» **AIM**
Leave out the pictures; transcribe all else exactly.

-=-=-

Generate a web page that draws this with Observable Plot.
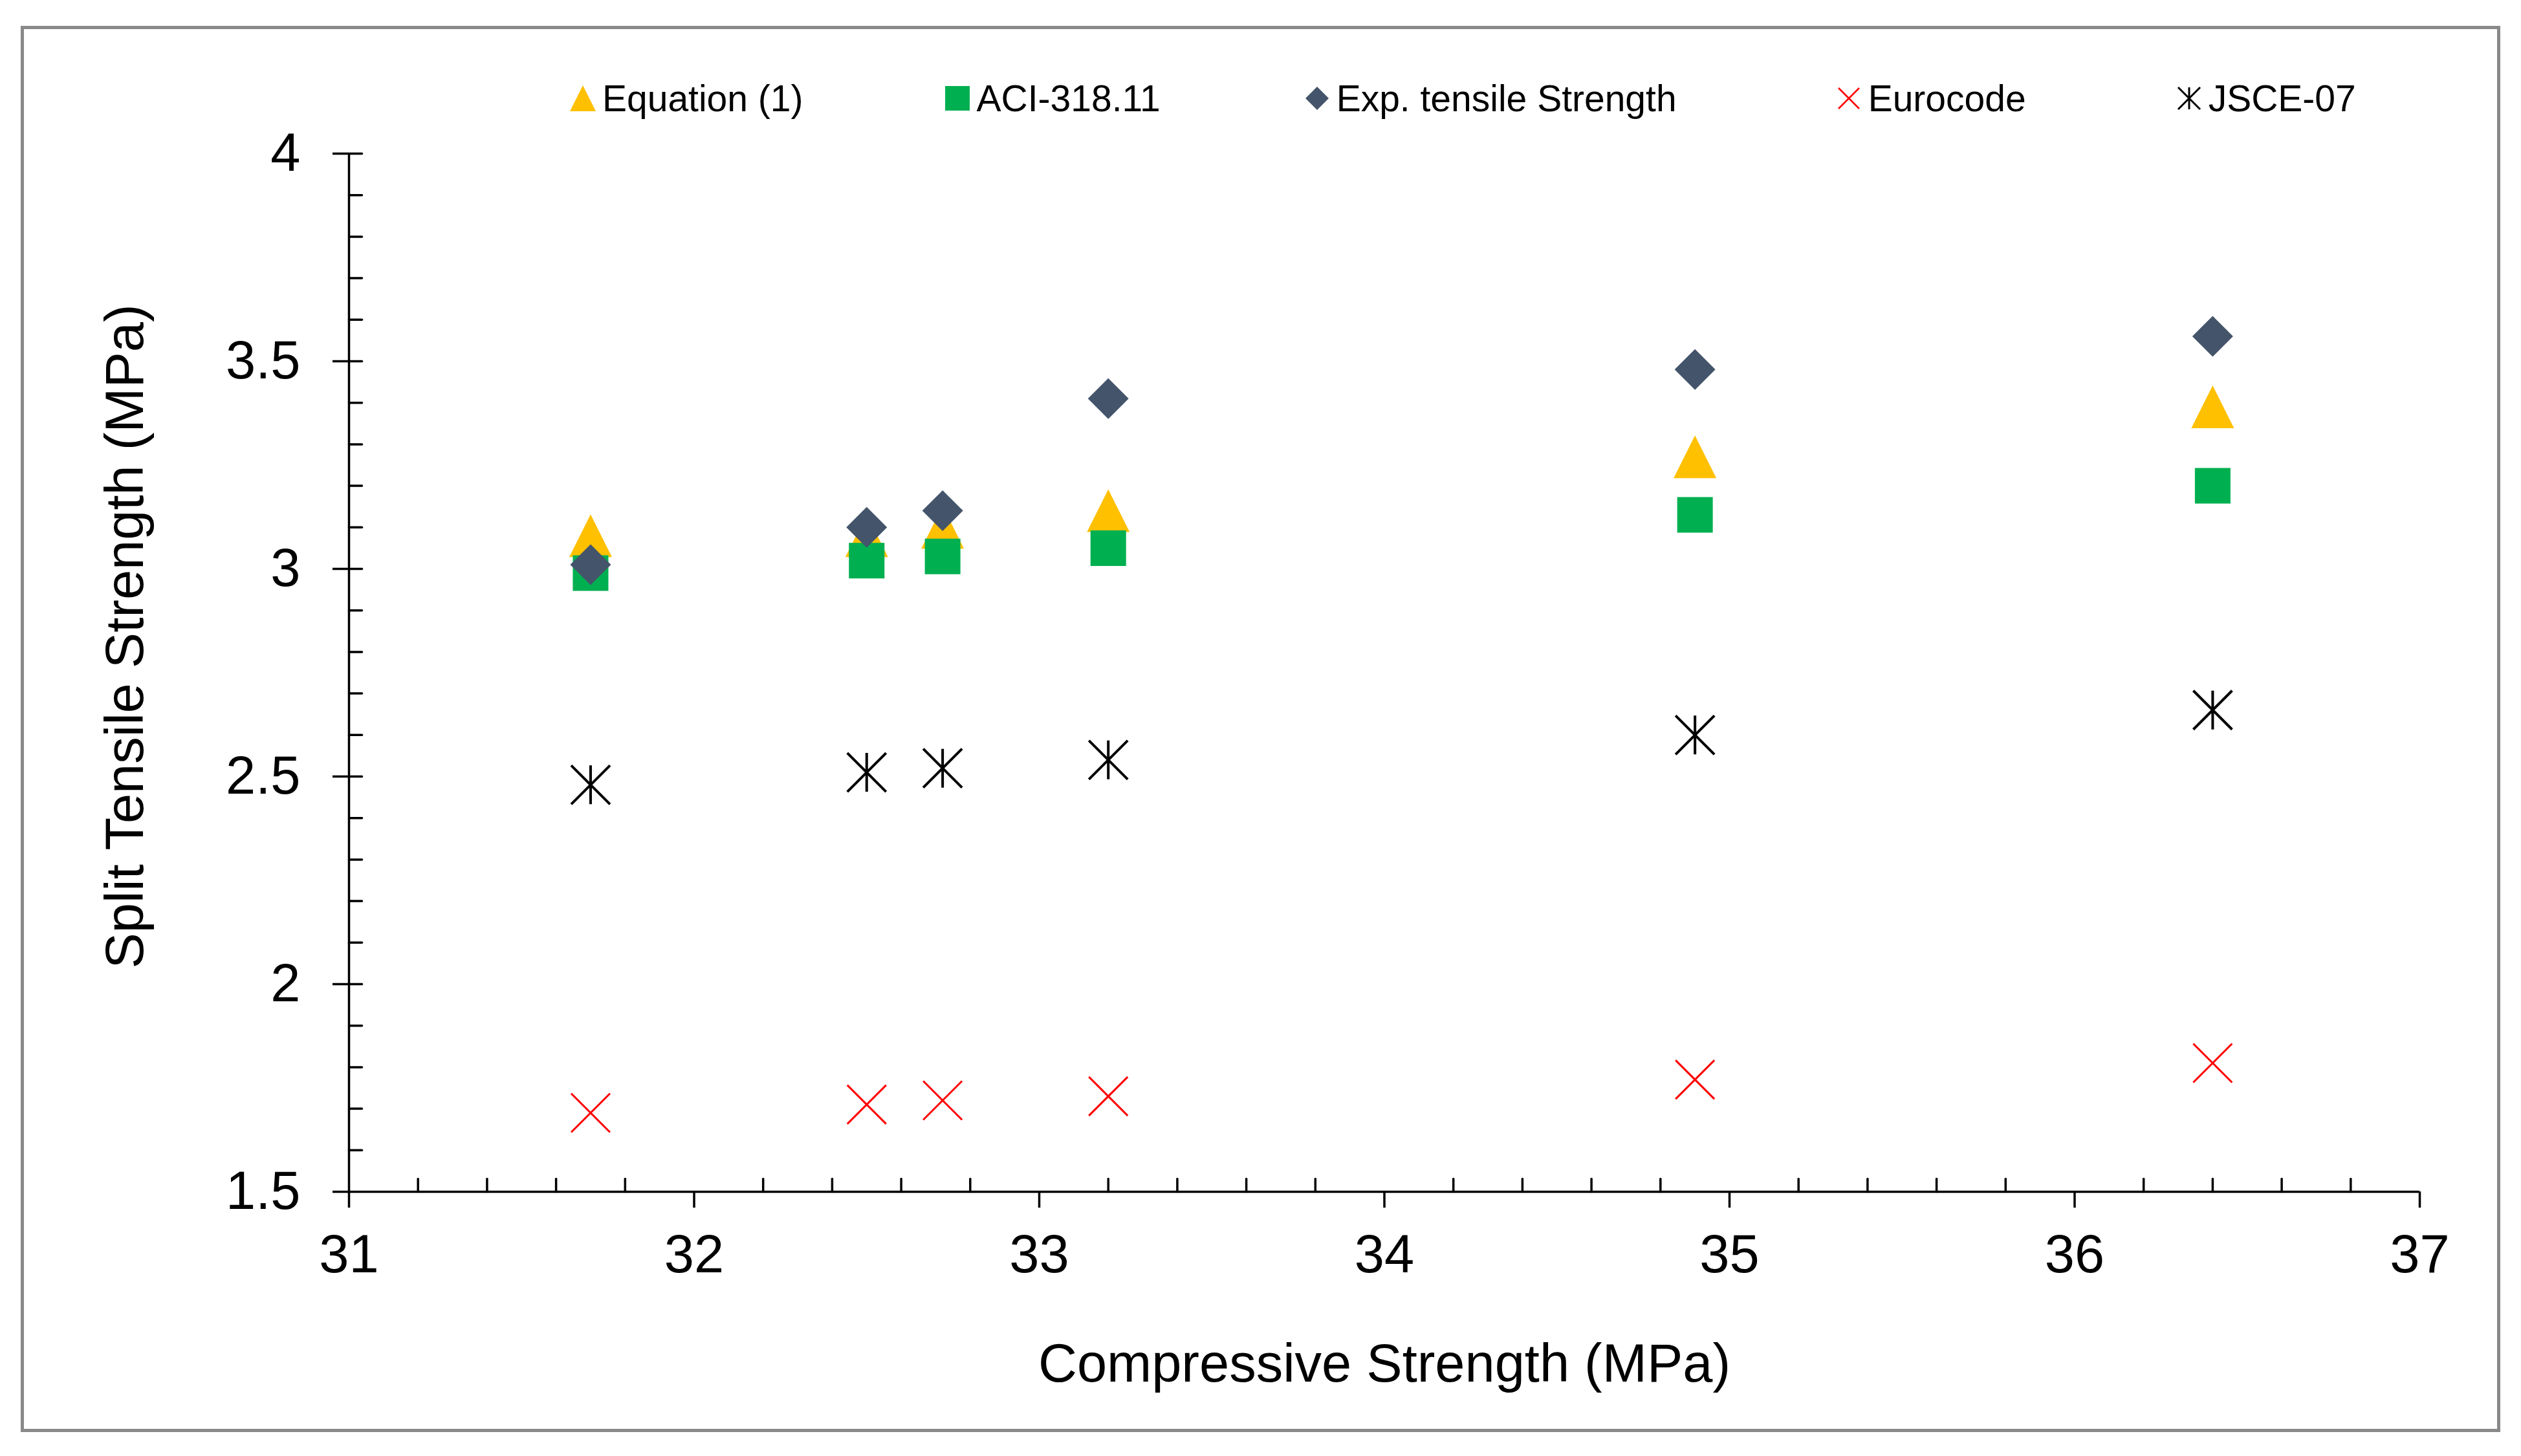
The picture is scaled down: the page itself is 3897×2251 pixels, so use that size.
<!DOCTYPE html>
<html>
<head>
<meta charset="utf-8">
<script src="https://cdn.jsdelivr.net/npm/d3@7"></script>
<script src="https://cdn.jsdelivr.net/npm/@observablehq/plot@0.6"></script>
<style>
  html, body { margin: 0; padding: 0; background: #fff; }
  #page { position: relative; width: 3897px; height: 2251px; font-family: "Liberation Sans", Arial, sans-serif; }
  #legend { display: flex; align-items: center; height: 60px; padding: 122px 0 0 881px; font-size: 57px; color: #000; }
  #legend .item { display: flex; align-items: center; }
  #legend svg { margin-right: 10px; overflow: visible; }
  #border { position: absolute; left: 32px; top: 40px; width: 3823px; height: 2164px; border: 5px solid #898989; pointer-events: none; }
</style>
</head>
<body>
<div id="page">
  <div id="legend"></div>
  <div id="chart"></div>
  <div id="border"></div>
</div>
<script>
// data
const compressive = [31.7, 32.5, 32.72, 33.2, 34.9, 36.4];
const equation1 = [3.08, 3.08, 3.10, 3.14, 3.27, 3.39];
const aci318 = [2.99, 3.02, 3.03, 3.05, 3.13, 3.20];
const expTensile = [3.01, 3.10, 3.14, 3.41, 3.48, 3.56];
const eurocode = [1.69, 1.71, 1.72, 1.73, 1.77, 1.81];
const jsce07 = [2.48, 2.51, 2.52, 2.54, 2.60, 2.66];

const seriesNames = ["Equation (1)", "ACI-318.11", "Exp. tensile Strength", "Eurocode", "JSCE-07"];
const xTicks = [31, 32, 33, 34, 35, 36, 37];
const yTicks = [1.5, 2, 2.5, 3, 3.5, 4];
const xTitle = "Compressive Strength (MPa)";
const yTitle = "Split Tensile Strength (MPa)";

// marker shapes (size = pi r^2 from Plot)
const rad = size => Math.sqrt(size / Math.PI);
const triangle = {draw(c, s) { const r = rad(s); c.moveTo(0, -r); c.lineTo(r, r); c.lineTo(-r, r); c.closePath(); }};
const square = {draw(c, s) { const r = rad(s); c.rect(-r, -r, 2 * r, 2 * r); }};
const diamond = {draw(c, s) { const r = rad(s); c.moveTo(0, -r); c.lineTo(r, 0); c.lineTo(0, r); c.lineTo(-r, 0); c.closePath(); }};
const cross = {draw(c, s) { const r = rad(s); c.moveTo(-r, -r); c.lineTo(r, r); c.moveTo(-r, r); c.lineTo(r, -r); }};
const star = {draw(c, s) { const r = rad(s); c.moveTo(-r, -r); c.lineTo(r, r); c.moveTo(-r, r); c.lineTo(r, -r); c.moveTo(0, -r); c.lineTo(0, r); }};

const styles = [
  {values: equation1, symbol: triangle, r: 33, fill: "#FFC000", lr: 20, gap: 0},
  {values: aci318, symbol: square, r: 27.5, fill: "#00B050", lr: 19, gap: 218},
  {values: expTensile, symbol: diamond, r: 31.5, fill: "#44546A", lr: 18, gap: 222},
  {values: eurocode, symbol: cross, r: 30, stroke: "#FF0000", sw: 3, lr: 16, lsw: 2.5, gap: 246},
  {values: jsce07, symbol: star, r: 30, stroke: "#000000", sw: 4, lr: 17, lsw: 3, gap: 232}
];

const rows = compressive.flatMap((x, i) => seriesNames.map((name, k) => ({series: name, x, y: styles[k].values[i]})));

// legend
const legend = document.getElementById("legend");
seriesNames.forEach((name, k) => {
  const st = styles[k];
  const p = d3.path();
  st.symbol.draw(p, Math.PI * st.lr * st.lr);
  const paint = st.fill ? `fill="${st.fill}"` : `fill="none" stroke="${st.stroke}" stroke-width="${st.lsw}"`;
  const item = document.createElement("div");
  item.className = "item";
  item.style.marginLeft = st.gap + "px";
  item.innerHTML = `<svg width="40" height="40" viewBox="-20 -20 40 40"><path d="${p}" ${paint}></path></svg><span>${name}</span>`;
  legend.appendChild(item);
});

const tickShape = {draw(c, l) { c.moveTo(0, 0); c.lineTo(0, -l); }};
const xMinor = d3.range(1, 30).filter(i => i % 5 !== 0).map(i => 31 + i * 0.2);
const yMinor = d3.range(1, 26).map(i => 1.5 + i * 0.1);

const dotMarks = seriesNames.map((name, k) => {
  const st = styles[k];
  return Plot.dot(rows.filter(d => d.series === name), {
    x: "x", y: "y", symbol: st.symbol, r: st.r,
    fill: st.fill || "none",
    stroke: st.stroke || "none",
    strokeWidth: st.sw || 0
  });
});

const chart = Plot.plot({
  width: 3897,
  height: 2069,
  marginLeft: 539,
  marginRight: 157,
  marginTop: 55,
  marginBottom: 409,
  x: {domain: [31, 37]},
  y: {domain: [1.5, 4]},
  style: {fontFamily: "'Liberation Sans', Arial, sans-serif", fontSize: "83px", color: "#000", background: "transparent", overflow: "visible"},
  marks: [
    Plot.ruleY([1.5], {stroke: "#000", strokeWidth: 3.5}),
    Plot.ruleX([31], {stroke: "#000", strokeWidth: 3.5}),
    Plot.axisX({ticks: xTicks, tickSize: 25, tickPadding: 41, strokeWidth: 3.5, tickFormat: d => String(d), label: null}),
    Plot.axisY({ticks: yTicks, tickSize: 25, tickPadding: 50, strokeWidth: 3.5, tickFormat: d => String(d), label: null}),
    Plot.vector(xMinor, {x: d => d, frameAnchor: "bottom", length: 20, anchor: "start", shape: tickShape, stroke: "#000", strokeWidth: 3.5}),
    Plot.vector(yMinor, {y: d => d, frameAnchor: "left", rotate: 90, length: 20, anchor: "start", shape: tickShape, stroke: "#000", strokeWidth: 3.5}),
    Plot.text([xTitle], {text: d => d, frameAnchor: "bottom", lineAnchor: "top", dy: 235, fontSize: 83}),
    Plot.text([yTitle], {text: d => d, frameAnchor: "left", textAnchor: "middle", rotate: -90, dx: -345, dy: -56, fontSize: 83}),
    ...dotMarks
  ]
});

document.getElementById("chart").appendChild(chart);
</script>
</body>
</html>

-=-=-

» **THE RESPONSE**
Generate a web page that draws this with Observable Plot.
The picture is scaled down: the page itself is 3897×2251 pixels, so use that size.
<!DOCTYPE html>
<html>
<head>
<meta charset="utf-8">
<script src="https://cdn.jsdelivr.net/npm/d3@7"></script>
<script src="https://cdn.jsdelivr.net/npm/@observablehq/plot@0.6"></script>
<style>
  html, body { margin: 0; padding: 0; background: #fff; }
  #page { position: relative; width: 3897px; height: 2251px; font-family: "Liberation Sans", Arial, sans-serif; }
  #legend { display: flex; align-items: center; height: 60px; padding: 122px 0 0 881px; font-size: 57px; color: #000; }
  #legend .item { display: flex; align-items: center; }
  #legend svg { margin-right: 10px; overflow: visible; }
  #border { position: absolute; left: 32px; top: 40px; width: 3823px; height: 2164px; border: 5px solid #898989; pointer-events: none; }
</style>
</head>
<body>
<div id="page">
  <div id="legend"></div>
  <div id="chart"></div>
  <div id="border"></div>
</div>
<script>
// data
const compressive = [31.7, 32.5, 32.72, 33.2, 34.9, 36.4];
const equation1 = [3.08, 3.08, 3.10, 3.14, 3.27, 3.39];
const aci318 = [2.99, 3.02, 3.03, 3.05, 3.13, 3.20];
const expTensile = [3.01, 3.10, 3.14, 3.41, 3.48, 3.56];
const eurocode = [1.69, 1.71, 1.72, 1.73, 1.77, 1.81];
const jsce07 = [2.48, 2.51, 2.52, 2.54, 2.60, 2.66];

const seriesNames = ["Equation (1)", "ACI-318.11", "Exp. tensile Strength", "Eurocode", "JSCE-07"];
const xTicks = [31, 32, 33, 34, 35, 36, 37];
const yTicks = [1.5, 2, 2.5, 3, 3.5, 4];
const xTitle = "Compressive Strength (MPa)";
const yTitle = "Split Tensile Strength (MPa)";

// marker shapes (size = pi r^2 from Plot)
const rad = size => Math.sqrt(size / Math.PI);
const triangle = {draw(c, s) { const r = rad(s); c.moveTo(0, -r); c.lineTo(r, r); c.lineTo(-r, r); c.closePath(); }};
const square = {draw(c, s) { const r = rad(s); c.rect(-r, -r, 2 * r, 2 * r); }};
const diamond = {draw(c, s) { const r = rad(s); c.moveTo(0, -r); c.lineTo(r, 0); c.lineTo(0, r); c.lineTo(-r, 0); c.closePath(); }};
const cross = {draw(c, s) { const r = rad(s); c.moveTo(-r, -r); c.lineTo(r, r); c.moveTo(-r, r); c.lineTo(r, -r); }};
const star = {draw(c, s) { const r = rad(s); c.moveTo(-r, -r); c.lineTo(r, r); c.moveTo(-r, r); c.lineTo(r, -r); c.moveTo(0, -r); c.lineTo(0, r); }};

const styles = [
  {values: equation1, symbol: triangle, r: 33, fill: "#FFC000", lr: 20, gap: 0},
  {values: aci318, symbol: square, r: 27.5, fill: "#00B050", lr: 19, gap: 218},
  {values: expTensile, symbol: diamond, r: 31.5, fill: "#44546A", lr: 18, gap: 222},
  {values: eurocode, symbol: cross, r: 30, stroke: "#FF0000", sw: 3, lr: 16, lsw: 2.5, gap: 246},
  {values: jsce07, symbol: star, r: 30, stroke: "#000000", sw: 4, lr: 17, lsw: 3, gap: 232}
];

const rows = compressive.flatMap((x, i) => seriesNames.map((name, k) => ({series: name, x, y: styles[k].values[i]})));

// legend
const legend = document.getElementById("legend");
seriesNames.forEach((name, k) => {
  const st = styles[k];
  const p = d3.path();
  st.symbol.draw(p, Math.PI * st.lr * st.lr);
  const paint = st.fill ? `fill="${st.fill}"` : `fill="none" stroke="${st.stroke}" stroke-width="${st.lsw}"`;
  const item = document.createElement("div");
  item.className = "item";
  item.style.marginLeft = st.gap + "px";
  item.innerHTML = `<svg width="40" height="40" viewBox="-20 -20 40 40"><path d="${p}" ${paint}></path></svg><span>${name}</span>`;
  legend.appendChild(item);
});

const tickShape = {draw(c, l) { c.moveTo(0, 0); c.lineTo(0, -l); }};
const xMinor = d3.range(1, 30).filter(i => i % 5 !== 0).map(i => 31 + i * 0.2);
const yMinor = d3.range(1, 26).map(i => 1.5 + i * 0.1);

const dotMarks = seriesNames.map((name, k) => {
  const st = styles[k];
  return Plot.dot(rows.filter(d => d.series === name), {
    x: "x", y: "y", symbol: st.symbol, r: st.r,
    fill: st.fill || "none",
    stroke: st.stroke || "none",
    strokeWidth: st.sw || 0
  });
});

const chart = Plot.plot({
  width: 3897,
  height: 2069,
  marginLeft: 539,
  marginRight: 157,
  marginTop: 55,
  marginBottom: 409,
  x: {domain: [31, 37]},
  y: {domain: [1.5, 4]},
  style: {fontFamily: "'Liberation Sans', Arial, sans-serif", fontSize: "83px", color: "#000", background: "transparent", overflow: "visible"},
  marks: [
    Plot.ruleY([1.5], {stroke: "#000", strokeWidth: 3.5}),
    Plot.ruleX([31], {stroke: "#000", strokeWidth: 3.5}),
    Plot.axisX({ticks: xTicks, tickSize: 25, tickPadding: 41, strokeWidth: 3.5, tickFormat: d => String(d), label: null}),
    Plot.axisY({ticks: yTicks, tickSize: 25, tickPadding: 50, strokeWidth: 3.5, tickFormat: d => String(d), label: null}),
    Plot.vector(xMinor, {x: d => d, frameAnchor: "bottom", length: 20, anchor: "start", shape: tickShape, stroke: "#000", strokeWidth: 3.5}),
    Plot.vector(yMinor, {y: d => d, frameAnchor: "left", rotate: 90, length: 20, anchor: "start", shape: tickShape, stroke: "#000", strokeWidth: 3.5}),
    Plot.text([xTitle], {text: d => d, frameAnchor: "bottom", lineAnchor: "top", dy: 235, fontSize: 83}),
    Plot.text([yTitle], {text: d => d, frameAnchor: "left", textAnchor: "middle", rotate: -90, dx: -345, dy: -56, fontSize: 83}),
    ...dotMarks
  ]
});

document.getElementById("chart").appendChild(chart);
</script>
</body>
</html>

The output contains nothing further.